Grenzen verschwimmen
04.02.2014
Das Geschäft mit Unfallversicherungen ist längst nicht mehr so lukrativ wie es einmal war. Das liegt vor allem daran, dass im Vertrieb Unfall, Pflege und BU um die Budgets der Kunden konkurrieren. Nutznießer sind die Kunden, denen die Versicherer immer weiter entgegenkommen.
Die Zeiten zweistelliger Wachstumsraten in der privaten Unfallversicherung sind lange vorbei. Laut dem GDV gab es nur magere 0,5 % bei den Bruttobeiträgen und laut BaFin-Statistik liegt die Bruttoschadenquote im Branchendurchschnitt seit 2008 konstant über 50 %. Die Versicherer versuchen deshalb, die Absicherungsdichte mit Bündelprodukten und der Ausweitung der Unfalldefinition wieder zu erhöhen. Vermeintlicher Nutznießer ist der Kunde: Es gibt nicht nur mehr Leistungen, es werden auch deutlich mehr Risiken prämienfrei mitversichert. Bei der ARAG ist man bspw. überzeugt, dass die Produktleistungen der Unfallversicherung künftig nicht mehr vor Spartengrenzen halt machen werden. „Wir gehen davon aus, dass sich Unfallprodukte zu ganzheitlichen Problemlösern mit Kapital- und Serviceleistungen entwickeln werden und künftig auch Vorsorgethemen aus der Kranken- und Lebensversicherung wie Pflege und Berufsunfähigkeit bedienen können", prognostiziert Dr. Matthias Maslaton, Vorstand Produkt und Innovation bei der ARAG SE. Ab Mitte Februar 2014 wird die ARAG mit dem „Existenz-Schutz" eine neue Invaliditätsversicherung einführen, die bei Unfall, aber auch im Pflegefall, bei schweren Organerkrankungen und bei Verlust körperlicher und geistiger Grundfähigkeiten, eine Rentenleistung versichert. Wird im Leistungsfall außerdem Hilfe im Haushalt oder in der Pflege benötigt oder gibt es Rechtsfragen, wird auch das durch die neue Police abgedeckt."

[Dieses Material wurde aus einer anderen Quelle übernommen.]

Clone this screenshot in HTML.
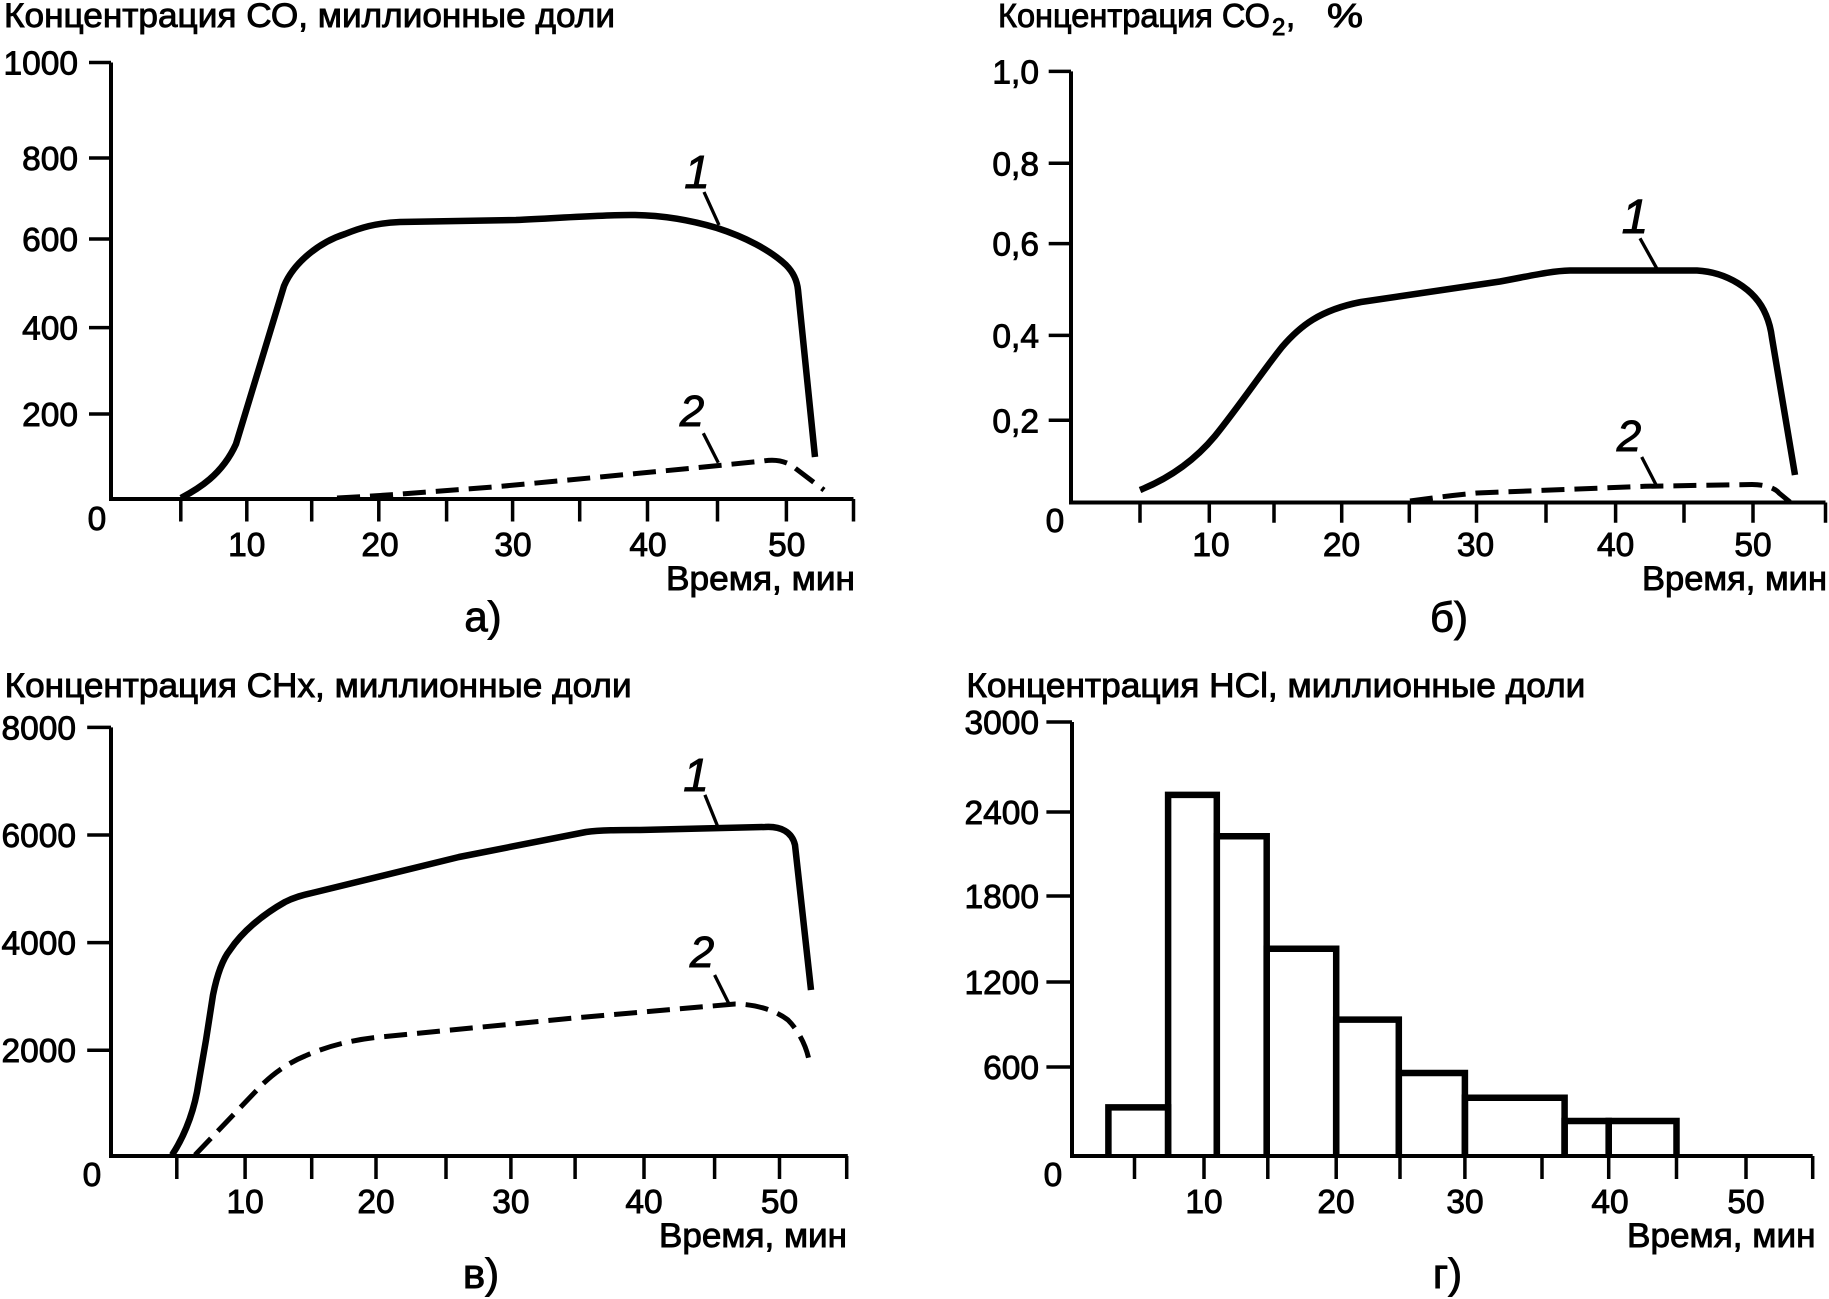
<!DOCTYPE html>
<html><head><meta charset="utf-8">
<style>html,body{margin:0;padding:0;background:#fff}svg{display:block}</style>
</head><body>
<svg width="1829" height="1299" viewBox="0 0 1829 1299" xmlns="http://www.w3.org/2000/svg" font-family="'Liberation Sans', 'Noto Sans CJK SC', Arial, sans-serif" fill="#000">
<rect width="1829" height="1299" fill="#fff"/>
<g stroke="#000" stroke-width="0.9">
<!-- ================= PANEL A texts ================= -->
<text x="4" y="27" font-size="34" textLength="611" lengthAdjust="spacingAndGlyphs">Концентрация СО, миллионные доли</text>
<g font-size="33.5" text-anchor="end">
  <text x="78" y="74.5">1000</text>
  <text x="78" y="170">800</text>
  <text x="78" y="251">600</text>
  <text x="78" y="339.6">400</text>
  <text x="78" y="426">200</text>
</g>
<g font-size="33.5" text-anchor="middle">
  <text x="97" y="530">0</text>
  <text x="246.8" y="556">10</text>
  <text x="380" y="556">20</text>
  <text x="513" y="556">30</text>
  <text x="648" y="556">40</text>
  <text x="786.7" y="556">50</text>
</g>
<text x="666" y="590" font-size="34" textLength="189" lengthAdjust="spacingAndGlyphs">Время, мин</text>
<text x="483" y="631" font-size="42" text-anchor="middle">а)</text>
<text x="697" y="188" font-size="46" font-style="italic" text-anchor="middle">1</text>
<text x="692" y="426" font-size="44" font-style="italic" text-anchor="middle">2</text>

<!-- ================= PANEL B texts ================= -->
<text x="998" y="27" font-size="33" textLength="272" lengthAdjust="spacingAndGlyphs">Концентрация СО</text>
<text x="1272" y="35" font-size="24">2</text>
<text x="1286" y="27" font-size="33">,</text>
<text x="1327" y="27" font-size="33" textLength="36" lengthAdjust="spacingAndGlyphs">%</text>
<g font-size="33.5" text-anchor="end">
  <text x="1039" y="83.5">1,0</text>
  <text x="1039" y="175.3">0,8</text>
  <text x="1039" y="255.7">0,6</text>
  <text x="1039" y="347.5">0,4</text>
  <text x="1039" y="432.3">0,2</text>
</g>
<g font-size="33.5" text-anchor="middle">
  <text x="1055" y="532">0</text>
  <text x="1211" y="556">10</text>
  <text x="1341.5" y="556">20</text>
  <text x="1475.5" y="556">30</text>
  <text x="1615.6" y="556">40</text>
  <text x="1753" y="556">50</text>
</g>
<text x="1642" y="590" font-size="34" textLength="185" lengthAdjust="spacingAndGlyphs">Время, мин</text>
<text x="1449" y="631.7" font-size="42" text-anchor="middle">б)</text>
<text x="1635" y="233" font-size="48" font-style="italic" text-anchor="middle">1</text>
<text x="1629" y="451" font-size="44" font-style="italic" text-anchor="middle">2</text>

<!-- ================= PANEL C texts ================= -->
<text x="4.6" y="697" font-size="34" textLength="627" lengthAdjust="spacingAndGlyphs">Концентрация CHx, миллионные доли</text>
<g font-size="33.5" text-anchor="end">
  <text x="76" y="739.4">8000</text>
  <text x="76" y="847">6000</text>
  <text x="76" y="954.6">4000</text>
  <text x="76" y="1062.2">2000</text>
</g>
<g font-size="33.5" text-anchor="middle">
  <text x="92" y="1186">0</text>
  <text x="245.1" y="1213">10</text>
  <text x="376" y="1213">20</text>
  <text x="510.9" y="1213">30</text>
  <text x="644" y="1213">40</text>
  <text x="779.5" y="1213">50</text>
</g>
<text x="659" y="1247" font-size="34" textLength="188" lengthAdjust="spacingAndGlyphs">Время, мин</text>
<text x="481" y="1288" font-size="42" text-anchor="middle">в)</text>
<text x="696" y="791" font-size="46" font-style="italic" text-anchor="middle">1</text>
<text x="702" y="967" font-size="44" font-style="italic" text-anchor="middle">2</text>

<!-- ================= PANEL D texts ================= -->
<text x="966.4" y="697" font-size="34" textLength="619" lengthAdjust="spacingAndGlyphs">Концентрация HCl, миллионные доли</text>
<g font-size="33.5" text-anchor="end">
  <text x="1039" y="734">3000</text>
  <text x="1039" y="824">2400</text>
  <text x="1039" y="908">1800</text>
  <text x="1039" y="994">1200</text>
  <text x="1039" y="1079">600</text>
</g>
<g font-size="33.5" text-anchor="middle">
  <text x="1053" y="1186">0</text>
  <text x="1204" y="1213">10</text>
  <text x="1336" y="1213">20</text>
  <text x="1465" y="1213">30</text>
  <text x="1610" y="1213">40</text>
  <text x="1746" y="1213">50</text>
</g>
<text x="1627" y="1247" font-size="34" textLength="188.5" lengthAdjust="spacingAndGlyphs">Время, мин</text>
<text x="1447.5" y="1288" font-size="42" text-anchor="middle">г)</text>
</g>

<!-- ================= PANEL A graphics ================= -->
<g fill="none" stroke="#000" stroke-width="4">
  <path d="M111,62.5 V499 H853.5"/>
  <path d="M89,62.5 H111 M89,158 H111 M89,239 H111 M89,327.6 H111 M89,414 H111" stroke-width="3.5"/>
  <path d="M180.8,499 V521.5 M246.8,499 V521.5 M311.7,499 V521.5 M378.8,499 V521.5 M446.6,499 V521.5 M512.6,499 V521.5 M579.7,499 V521.5 M647.5,499 V521.5 M717.5,499 V521.5 M786.4,499 V521.5 M853.5,499 V521.5" stroke-width="3.5"/>
</g>
<path fill="none" stroke="#000" stroke-width="6.5" stroke-linejoin="round" d="M181,498 C198,489 222,475 236,444 L284,286 C294,262 320,242 345,234 C360,228 375,223 400,222 L516,220 C560,218 600,215 631,215 C660,215 690,220 717,228 C745,237 770,250 786,265 C793,272 797,280 798,290 L815,457"/>
<path fill="none" stroke="#000" stroke-width="5" stroke-dasharray="23 10" d="M337,498 C360,497 380,495.5 397,494.3 L497,486.7 L597,477.3 L697,467.7 L763,461 C772,459.5 781,459.5 791,465 L824,490"/>
<path fill="none" stroke="#000" stroke-width="3.3" d="M704,192 L719,225 M703.3,433.3 L718.3,462.7"/>

<!-- ================= PANEL B graphics ================= -->
<g fill="none" stroke="#000" stroke-width="4">
  <path d="M1071,71.4 V502.5 H1825.5"/>
  <path d="M1048.7,71.4 H1071 M1048.7,163.2 H1071 M1048.7,243.6 H1071 M1048.7,335.4 H1071 M1048.7,420.2 H1071" stroke-width="3.5"/>
  <path d="M1140,502.5 V522.7 M1209.3,502.5 V522.7 M1274,502.5 V522.7 M1341.7,502.5 V522.7 M1409.3,502.5 V522.7 M1476.5,502.5 V522.7 M1546,502.5 V522.7 M1615.6,502.5 V522.7 M1684,502.5 V522.7 M1753,502.5 V522.7 M1825.5,502.5 V522.7" stroke-width="3.5"/>
</g>
<path fill="none" stroke="#000" stroke-width="6.5" stroke-linejoin="round" d="M1140,490 C1170,478 1195,460 1215,436 C1240,405 1262,372 1282,347 C1300,326 1320,310 1361,302 L1500,281.5 C1530,276 1550,271 1570,270.5 L1697,270.5 C1725,272 1755,288 1766,315 C1769,322 1771,330 1772,338 L1795,475"/>
<path fill="none" stroke="#000" stroke-width="5" stroke-dasharray="23 10" d="M1410,501 C1425,499 1445,496 1477,493 L1645,486.3 L1752,484.5 C1765,484.5 1775,488 1779,493 L1790,502"/>
<path fill="none" stroke="#000" stroke-width="3.3" d="M1640,238.3 L1656.7,268.3 M1641.7,457 L1656,484.7"/>

<!-- ================= PANEL C graphics ================= -->
<g fill="none" stroke="#000" stroke-width="4">
  <path d="M111,727.4 V1156 H847.8"/>
  <path d="M87.2,727.4 H111 M87.2,835 H111 M87.2,942.6 H111 M87.2,1050.2 H111" stroke-width="3.5"/>
  <path d="M176.8,1156 V1179 M245.1,1156 V1179 M311.7,1156 V1179 M376,1156 V1179 M446,1156 V1179 M510.9,1156 V1179 M575.1,1156 V1179 M644,1156 V1179 M714.6,1156 V1179 M779.5,1156 V1179 M846.7,1156 V1179" stroke-width="3.5"/>
</g>
<path fill="none" stroke="#000" stroke-width="6.5" stroke-linejoin="round" d="M172,1155 C182,1140 192,1118 197,1092 L206,1040 L213,995 C217,975 222,960 230,950 C242,932 262,915 285,902 C295,897 303,895 312,893 L459,857 L586,832 C600,830 620,830 640,830 L765,827 C781,826 792,832 795,845 L811,990"/>
<path fill="none" stroke="#000" stroke-width="5" stroke-dasharray="23 10" d="M195,1155 L257,1090 C268,1078 285,1064 305,1056 C325,1047 350,1040 380,1037 L574,1018 L735,1004 C755,1004 775,1010 788,1020 C798,1030 806,1045 809,1060"/>
<path fill="none" stroke="#000" stroke-width="3.3" d="M704.9,794.9 L717.5,826 M714.6,975 L729,1003.9"/>

<!-- ================= PANEL D graphics ================= -->
<g fill="none" stroke="#000" stroke-width="4">
  <path d="M1072,722 V1156 H1812.7"/>
  <path d="M1046.4,722 H1072 M1046.4,812 H1072 M1046.4,896 H1072 M1046.4,982 H1072 M1046.4,1067 H1072" stroke-width="3.5"/>
  <path d="M1134.5,1156 V1179 M1204,1156 V1179 M1267.8,1156 V1179 M1336.2,1156 V1179 M1400,1156 V1179 M1464.9,1156 V1179 M1542,1156 V1179 M1608.7,1156 V1179 M1676.5,1156 V1179 M1746,1156 V1179 M1812.7,1156 V1179" stroke-width="3.5"/>
</g>
<g fill="none" stroke="#000" stroke-width="6.5" stroke-linejoin="miter">
  <path d="M1108.4,1156 V1107.4 H1168.1 V1156"/>
  <path d="M1168.1,1156 V794.9 H1216.8 V1156"/>
  <path d="M1216.8,1156 V836.3 H1266.7 V1156"/>
  <path d="M1266.7,1156 V948.8 H1336.2 V1156"/>
  <path d="M1336.2,1156 V1019.6 H1398.8 V1156"/>
  <path d="M1398.8,1156 V1073 H1464.9 V1156"/>
  <path d="M1464.9,1156 V1097.8 H1564.6 V1156"/>
  <path d="M1564.6,1156 V1121 H1608.7 V1156"/>
  <path d="M1608.7,1156 V1121 H1676.5 V1156"/>
</g>
</svg>
</body></html>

Von einer Krise bei der Unfallversicherung will man auch bei HanseMerkur nichts wissen. „Die Anforderungen des Marktes und der daraus resultierende Wettbewerb verändern nahezu alle Produkte über die Zeit", sagt Holger Ehses, Vorstand für Kundenservice und Organisationsentwicklung. Wie in anderen Sparten auch, spielt hier der demografische Wandel ebenso eine wichtige Rolle. Dadurch verändern sich natürlich auch die Kundenstrukturen. Und darauf müssen die Versicherer nun reagieren. „Wir müssen auf zunehmende Vorerkrankungen und steigende Schadenfrequenzen produktseitige Antworten finden", meint Ehses. Dass die Grenzen zwischen den Sparten künftig immer mehr verschwimmen werden, glaubt man in Hamburg hingegen nicht, obwohl seit Jahren die Produktangebote mit Hilfs- und Pflegeleistungen zunehmen. Ehses sieht vielmehr den Vertrieb in der Pflicht: „Der Vertrieb muss die Herausforderung meistern, bedarfsgerecht zwischen den Produktwelten der BU- und Unfallversicherung eine optimale Lösung für den Kunden zu entwickeln."
Ob das gelingt, bleibt abzuwarten. Klar ist, dass die Versicherer es dem Vertrieb nicht unbedingt leichter machen, den Spagat zwischen Kranken-, Leben- und Unfallversicherung mit konkurrierenden Kundenbudgets zu meistern, wenn sie die Produktgrenzen immer weiter aufweichen. Die Gefahr hierbei ist, dass auch der Kunde auf der Strecke bleibt. Eine Vielzahl neuer Versicherungsprodukte mit vermeintlich mehr Leistungen kann am Ende am individuellen Kundenbedarf vorbeigehen.